Language of the parsed PDF document without a textual layer. The following values are available:

  • rus – Russian;

  • eng – English;

  • rus+eng – both Russian and English.

pages

:, start:, :end, start:end

:

If you need to read a part of the PDF document, you can use page slice to define the reading range. If the range is set like start_page:end_page, document will be processed from start_page to end_page (start_page to end_page are included to the range).

  • using : means reading all document pages;

  • using empty endstart: (e.g. 5:) means reading the document from start up to the end of the document;

  • using empty start:end (e.g. :5) means reading the document from the beginning up to the end page;

  • using start:end means reading document pages from start to end inclusively.

If start > end or start > the number of pages in the document, the empty document will be returned. If end > the number of pages in the document, the document will be read up to its end. For example, if 1:3 is given, 1, 2 and 3 document pages will be processed.

is_one_column_document

true, false, auto

auto

This option is used to set the number of columns if the PDF document is without a textual layer in case it’s known beforehand. The following values are available:

  • true – the document is single column;

  • false – the document is multi-column (two columns parsing is supported);

  • auto – automatic detection of the number of columns in the document.

If you are not sure about the number of columns in the documents you need to parse, it is recommended to use auto.

document_orientation

auto, no_change

auto

This option is used to control document orientation analysis for PDF documents without a textual layer. The following values are available:

  • auto – automatic detection of rotated document pages (rotation angle 0, 90, 180, 270 degrees) and rotation of document pages;

  • no_change – parse document pages as they are without rotated pages detection.

If you are sure that the documents you need to parse consist of vertical (not rotated) pages, you can use no_change.
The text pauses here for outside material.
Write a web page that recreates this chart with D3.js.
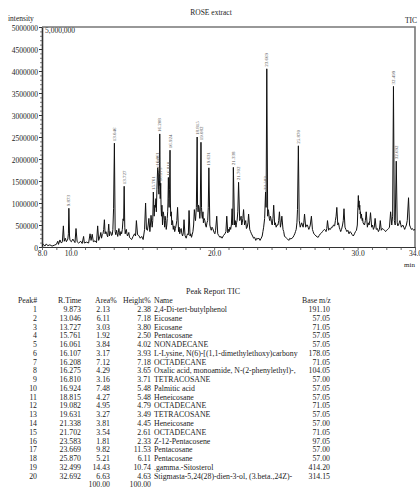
<!DOCTYPE html>
<html>
<head>
<meta charset="utf-8">
<script src="https://cdn.jsdelivr.net/npm/d3@7/dist/d3.min.js"></script>
<style>
  html, body { margin: 0; padding: 0; background: #fff; }
  svg { display: block; }
  text { font-family: "Liberation Serif", "Times New Roman", serif; fill: #222; }
</style>
</head>
<body>
<svg id="chart" width="420" height="490"></svg>
<script>
// Peak report (TIC)
const peakNo = [1,2,3,4,5,6,7,8,9,10,11,12,13,14,15,16,17,18,19,20];
const rTimes = [9.873,13.046,13.727,15.761,16.061,16.107,16.208,16.275,16.810,16.924,
                18.815,19.082,19.631,21.338,21.702,23.583,23.669,25.870,32.499,32.692];
const areaPct = ["2.13","6.11","3.03","1.92","3.84","3.17","7.12","4.29","3.16","7.48",
                 "4.27","4.95","3.27","3.81","3.54","1.81","9.82","5.21","14.43","6.63"];
const heightPct = ["2.38","7.18","3.80","2.50","4.02","3.93","7.18","3.65","3.71","5.48",
                   "5.48","4.79","3.49","4.45","2.61","2.33","11.53","6.11","10.74","4.63"];
const names = ["2,4-Di-tert-butylphenol","Eicosane","Eicosane","Pentacosane","NONADECANE",
  "L-Lysine, N(6)-[(1,1-dimethylethoxy)carbony","OCTADECANE","Oxalic acid, monoamide, N-(2-phenylethyl)-,",
  "TETRACOSANE","Palmitic acid","Heneicosane","OCTADECANE","TETRACOSANE","Heneicosane","OCTADECANE",
  "Z-12-Pentacosene","Pentacosane","Pentacosane",".gamma.-Sitosterol","Stigmasta-5,24(28)-dien-3-ol, (3.beta.,24Z)-"];
const baseMz = ["191.10","57.05","71.05","57.05","57.05","178.05","71.05","104.05","57.00","57.05",
                "57.05","71.05","57.05","57.00","71.05","97.05","57.00","57.00","414.20","314.15"];
const totals = ["100.00","100.00"];

// Apex intensity of each reported peak (same order as rTimes)
const peakApex = [880000,2360000,1380000,1250000,1800000,1700000,2570000,1450000,1580000,2200000,
                  2500000,2380000,1800000,1810000,1470000,1250000,4050000,2300000,3650000,1950000];

// Background trace between the reported peaks: [retention time (min), intensity]
const traceSamples = [
  [8.00,30000],[8.10,60000],[8.20,20000],[8.30,70000],[8.40,30000],[8.55,50000],[8.70,20000],[8.85,40000],
  [9.00,60000],[9.10,130000],[9.15,60000],[9.25,160000],[9.35,90000],[9.42,120000],[9.49,480000],[9.55,130000],
  [9.62,200000],[9.70,120000],[9.80,180000],[9.84,300000],[9.92,250000],[9.95,150000],[10.05,120000],[10.15,180000],
  [10.30,100000],[10.37,420000],[10.45,120000],[10.55,90000],[10.70,130000],[10.80,80000],[10.90,240000],[10.95,90000],
  [11.10,110000],[11.25,90000],[11.35,300000],[11.42,150000],[11.50,290000],[11.58,120000],[11.70,140000],[11.80,100000],
  [11.88,480000],[11.95,150000],[12.05,250000],[12.10,330000],[12.15,200000],[12.20,280000],[12.25,300000],[12.30,400000],
  [12.35,620000],[12.40,300000],[12.45,350000],[12.50,320000],[12.55,250000],[12.58,230000],[12.62,380000],[12.65,520000],
  [12.70,250000],[12.75,350000],[12.80,330000],[12.85,260000],[12.90,280000],[12.94,400000],[12.99,880000],[13.10,350000],
  [13.14,280000],[13.20,380000],[13.24,300000],[13.28,240000],[13.32,330000],[13.36,420000],[13.40,300000],[13.45,260000],
  [13.50,350000],[13.55,300000],[13.60,400000],[13.65,640000],[13.69,600000],[13.77,450000],[13.80,300000],[13.84,380000],
  [13.88,400000],[13.92,300000],[13.96,250000],[14.05,330000],[14.10,220000],[14.15,200000],[14.25,170000],[14.35,240000],
  [14.45,300000],[14.52,250000],[14.58,600000],[14.66,280000],[14.75,260000],[14.85,200000],[14.95,240000],[15.05,170000],
  [15.15,400000],[15.22,1000000],[15.28,400000],[15.35,380000],[15.40,500000],[15.45,650000],[15.52,350000],[15.56,500000],
  [15.60,720000],[15.68,450000],[15.72,600000],[15.82,700000],[15.86,950000],[15.90,900000],[15.94,1100000],[15.97,800000],
  [16.01,1300000],[16.13,1300000],[16.15,1200000],[16.17,1500000],[16.19,1400000],[16.24,1100000],[16.30,900000],[16.33,700000],
  [16.36,950000],[16.40,500000],[16.44,800000],[16.48,750000],[16.52,600000],[16.55,450000],[16.58,700000],[16.62,600000],
  [16.66,400000],[16.70,500000],[16.73,650000],[16.76,800000],[16.78,1000000],[16.84,1100000],[16.86,900000],[16.89,1300000],
  [16.95,1000000],[16.98,700000],[17.01,800000],[17.05,500000],[17.10,600000],[17.15,400000],[17.20,480000],[17.25,350000],
  [17.30,420000],[17.35,500000],[17.40,600000],[17.45,900000],[17.52,350000],[17.56,450000],[17.60,300000],[17.65,380000],
  [17.70,420000],[17.75,300000],[17.80,250000],[17.85,320000],[17.90,620000],[17.97,260000],[18.05,200000],[18.10,260000],
  [18.15,300000],[18.20,280000],[18.25,830000],[18.32,250000],[18.37,300000],[18.42,220000],[18.47,280000],[18.52,350000],
  [18.57,500000],[18.62,850000],[18.66,700000],[18.70,600000],[18.73,750000],[18.76,900000],[18.84,1000000],[18.88,800000],
  [18.91,950000],[18.95,900000],[18.98,750000],[19.00,650000],[19.03,800000],[19.12,900000],[19.15,700000],[19.18,650000],
  [19.22,800000],[19.25,550000],[19.30,650000],[19.35,600000],[19.40,500000],[19.45,450000],[19.50,550000],[19.55,600000],
  [19.59,900000],[19.70,500000],[19.75,420000],[19.80,380000],[19.85,450000],[19.90,420000],[20.00,330000],[20.05,300000],
  [20.10,380000],[20.18,700000],[20.25,300000],[20.32,260000],[20.40,220000],[20.48,240000],[20.55,200000],[20.65,260000],
  [20.75,300000],[20.82,350000],[20.88,700000],[20.95,320000],[21.00,400000],[21.05,350000],[21.10,450000],[21.15,400000],
  [21.20,500000],[21.25,870000],[21.30,500000],[21.42,500000],[21.47,600000],[21.52,450000],[21.56,550000],[21.60,600000],
  [21.65,800000],[21.78,600000],[21.84,650000],[21.88,700000],[21.92,500000],[21.96,550000],[22.00,650000],[22.05,850000],
  [22.12,500000],[22.16,550000],[22.20,600000],[22.25,420000],[22.30,450000],[22.36,550000],[22.40,750000],[22.48,400000],
  [22.54,350000],[22.60,300000],[22.68,250000],[22.75,200000],[22.82,220000],[22.90,150000],[22.98,200000],[23.05,180000],
  [23.12,200000],[23.20,150000],[23.28,200000],[23.35,250000],[23.40,350000],[23.45,450000],[23.52,650000],[23.62,900000],
  [23.73,700000],[23.76,850000],[23.80,800000],[23.84,650000],[23.88,600000],[23.92,700000],[23.96,650000],[24.00,550000],
  [24.05,500000],[24.10,650000],[24.15,950000],[24.22,500000],[24.27,550000],[24.32,450000],[24.38,500000],[24.45,500000],
  [24.50,600000],[24.55,800000],[24.62,450000],[24.67,550000],[24.72,700000],[24.80,400000],[24.85,350000],[24.90,250000],
  [24.97,220000],[25.05,200000],[25.12,180000],[25.20,150000],[25.28,200000],[25.35,180000],[25.42,200000],[25.50,220000],
  [25.56,260000],[25.62,300000],[25.67,350000],[25.72,400000],[25.77,550000],[25.81,850000],[25.93,600000],[26.00,450000],
  [26.05,500000],[26.10,550000],[26.15,500000],[26.20,450000],[26.25,550000],[26.30,750000],[26.38,450000],[26.44,500000],
  [26.50,500000],[26.55,450000],[26.60,400000],[26.66,450000],[26.70,500000],[26.78,700000],[26.85,400000],[26.90,350000],
  [26.95,300000],[27.02,280000],[27.10,250000],[27.18,230000],[27.25,220000],[27.32,260000],[27.40,300000],[27.48,320000],
  [27.55,350000],[27.62,380000],[27.70,400000],[27.75,380000],[27.80,350000],[27.85,420000],[27.90,600000],[27.98,380000],
  [28.04,420000],[28.10,400000],[28.18,450000],[28.25,450000],[28.32,500000],[28.40,480000],[28.45,600000],[28.50,700000],
  [28.55,900000],[28.62,500000],[28.67,550000],[28.72,450000],[28.77,400000],[28.82,350000],[28.88,400000],[28.95,500000],
  [29.00,600000],[29.05,870000],[29.12,450000],[29.18,400000],[29.25,350000],[29.32,380000],[29.40,300000],[29.48,350000],
  [29.55,320000],[29.62,280000],[29.70,250000],[29.78,300000],[29.85,350000],[29.92,380000],[29.98,500000],[30.02,900000],
  [30.05,1170000],[30.08,900000],[30.10,1050000],[30.12,850000],[30.15,950000],[30.18,750000],[30.20,800000],[30.23,650000],
  [30.26,750000],[30.28,700000],[30.32,600000],[30.35,650000],[30.38,550000],[30.43,520000],[30.48,500000],[30.54,600000],
  [30.60,800000],[30.68,450000],[30.74,550000],[30.80,500000],[30.85,600000],[30.90,780000],[30.98,450000],[31.04,500000],
  [31.10,400000],[31.16,450000],[31.22,650000],[31.30,400000],[31.38,420000],[31.45,350000],[31.52,400000],[31.58,600000],
  [31.65,380000],[31.72,420000],[31.80,400000],[31.88,380000],[31.95,350000],[32.02,380000],[32.10,400000],[32.16,420000],
  [32.22,450000],[32.30,800000],[32.38,500000],[32.44,700000],[32.56,600000],[32.62,500000],[32.76,550000],[32.80,480000],
  [32.85,500000],[32.90,550000],[32.95,600000],[33.00,520000],[33.05,450000],[33.10,480000],[33.15,500000],[33.22,450000],
  [33.28,400000],[33.34,450000],[33.40,500000],[33.46,600000],[33.55,1120000],[33.62,500000],[33.68,450000],[33.75,400000],
  [33.82,420000],[33.90,380000],[34.00,400000]
];

// Axis ticks
const yMajorTicks = [0,500000,1000000,1500000,2000000,2500000,3000000,3500000,4000000,4500000,5000000];
const yMinorTicks = d3.range(0, 5000001, 100000);
const xMinorTicks = d3.range(8, 35, 1);
const xLabelTicks = [8, 10, 20, 30, 34];

const svg = d3.select("#chart");
const x = d3.scaleLinear().domain([8, 34]).range([42, 415]);
const y = d3.scaleLinear().domain([0, 5000000]).range([247, 27]);

// Combined chromatogram: background trace plus reported peak apexes
const trace = traceSamples.map(([t, v]) => ({t, v}))
  .concat(rTimes.map((t, i) => ({t, v: peakApex[i]})))
  .sort((a, b) => a.t - b.t);

// Title and corner texts
svg.append("text").attr("x", 211).attr("y", 15).attr("text-anchor", "middle")
  .style("font-size", "7.5px").text("ROSE extract");
svg.append("text").attr("x", 417).attr("y", 23).attr("text-anchor", "end")
  .style("font-size", "7.5px").text("TIC");
svg.append("text").attr("x", 8).attr("y", 21)
  .style("font-size", "7.5px").text("intensity");
svg.append("text").attr("x", 45).attr("y", 33)
  .style("font-size", "7.5px").text("5,000,000");

// Frame (top and right)
svg.append("path")
  .attr("d", `M${x(8)},${y(5000000)}H${x(34)}V${y(0)}`)
  .attr("fill", "none").attr("stroke", "#777").attr("stroke-width", 1.6);

// Y axis: minor then major ticks with labels
svg.append("g").attr("transform", `translate(${x(8)},0)`)
  .call(d3.axisLeft(y).tickValues(yMinorTicks).tickSize(2).tickFormat(""))
  .call(g => g.select(".domain").remove())
  .call(g => g.selectAll("line").attr("stroke", "#444").attr("stroke-width", 0.7));
svg.append("g").attr("transform", `translate(${x(8)},0)`)
  .call(d3.axisLeft(y).tickValues(yMajorTicks).tickSize(3).tickSizeOuter(0).tickPadding(1).tickFormat(d3.format("d")))
  .call(g => g.select(".domain").attr("stroke", "#333").attr("stroke-width", 1.6))
  .call(g => g.selectAll("line").attr("stroke", "#333"))
  .call(g => g.selectAll("text").attr("dy", "0.5em").style("font-size", "7.5px").style("font-family", "Liberation Serif"));

// X axis
svg.append("g").attr("transform", `translate(0,${y(0)})`)
  .call(d3.axisBottom(x).tickValues(xMinorTicks).tickSize(3).tickSizeOuter(0).tickFormat(""))
  .call(g => g.select(".domain").attr("stroke", "#333").attr("stroke-width", 1.2))
  .call(g => g.selectAll("line").attr("stroke", "#444").attr("stroke-width", 0.8));
svg.append("g").attr("transform", `translate(0,${y(0)})`)
  .call(d3.axisBottom(x).tickValues(xLabelTicks).tickSize(0).tickPadding(4).tickFormat(d3.format(".1f")))
  .call(g => g.select(".domain").remove())
  .call(g => g.selectAll("text").style("font-size", "7.5px").style("font-family", "Liberation Serif"));
svg.append("text").attr("x", 415).attr("y", 267).attr("text-anchor", "end")
  .style("font-size", "7px").text("min");

// Chromatogram line
const line = d3.line().x(d => x(d.t)).y(d => y(d.v));
svg.append("path").datum(trace)
  .attr("d", line).attr("fill", "none")
  .attr("stroke", "#111").attr("stroke-width", 1).attr("stroke-linejoin", "round");

// Retention time labels above peaks
svg.append("g").selectAll("text").data(rTimes).join("text")
  .attr("transform", (t, i) => `translate(${x(t) + 1.6},${y(peakApex[i]) - 2}) rotate(-90)`)
  .style("font-size", "5px").style("fill", "#555")
  .text(t => t.toFixed(3));

// Peak report table
const rowY = d3.scaleLinear().domain([0, 1]).range([312, 320.77]);
svg.append("text").attr("x", 213).attr("y", 294).attr("text-anchor", "middle")
  .style("font-size", "8px").text("Peak Report TIC");

const cols = [
  {h: "Peak#", hx: 18, vx: 37, anchor: "end", v: i => String(peakNo[i])},
  {h: "R.Time", hx: 58, vx: 81, anchor: "end", v: i => rTimes[i].toFixed(3)},
  {h: "Area%", hx: 95, vx: 110, anchor: "end", v: i => areaPct[i]},
  {h: "Height%", hx: 123, vx: 151, anchor: "end", v: i => heightPct[i]},
  {h: "Name", hx: 154, vx: 154, anchor: "start", v: i => names[i]},
  {h: "Base m/z", hx: 302, vx: 330, anchor: "end", v: i => baseMz[i]}
];
const table = svg.append("g").style("font-size", "7.8px");
cols.forEach(c => {
  table.append("text").attr("x", c.hx).attr("y", rowY(-1)).text(c.h);
  table.append("g").selectAll("text").data(peakNo).join("text")
    .attr("x", c.vx).attr("y", (d, i) => rowY(i))
    .attr("text-anchor", c.anchor).text((d, i) => c.v(i));
});
table.append("text").attr("x", 110).attr("y", rowY(20)).attr("text-anchor", "end").text(totals[0]);
table.append("text").attr("x", 151).attr("y", rowY(20)).attr("text-anchor", "end").text(totals[1]);
</script>
</body>
</html>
need_header_footer_analysis

true, false

false

This option is used to remove headers and footers of PDF documents from the output result. If need_header_footer_analysis=false, header and footer lines will present in the output as well as all other document lines.

need_binarization

true, false

false

This option is used to clean background (binarize) for pages of PDF documents without a textual layer. If the document’s background is heterogeneous, this option may help to improve the result of document text recognition. By default need_binarization=false because its usage may decrease the quality of the document page (and the recognised text on it).

Other formats handling

delimiter

any string

None

A column separator for files in CSV and TSV format. By default “,” (comma) is used for CSV and “\t” (tabulation) for TSV.

encoding

any string

None

The encoding of documents of textual formats like TXT, CSV, TSV. Look here to get the list of possible values for the encoding parameter. By default the encoding of the document is detected automatically.

handle_invisible_table

true, false

false

Handle tables without visible borders as tables for HTML documents. By default tables without visible borders are parsed as usual textual lines.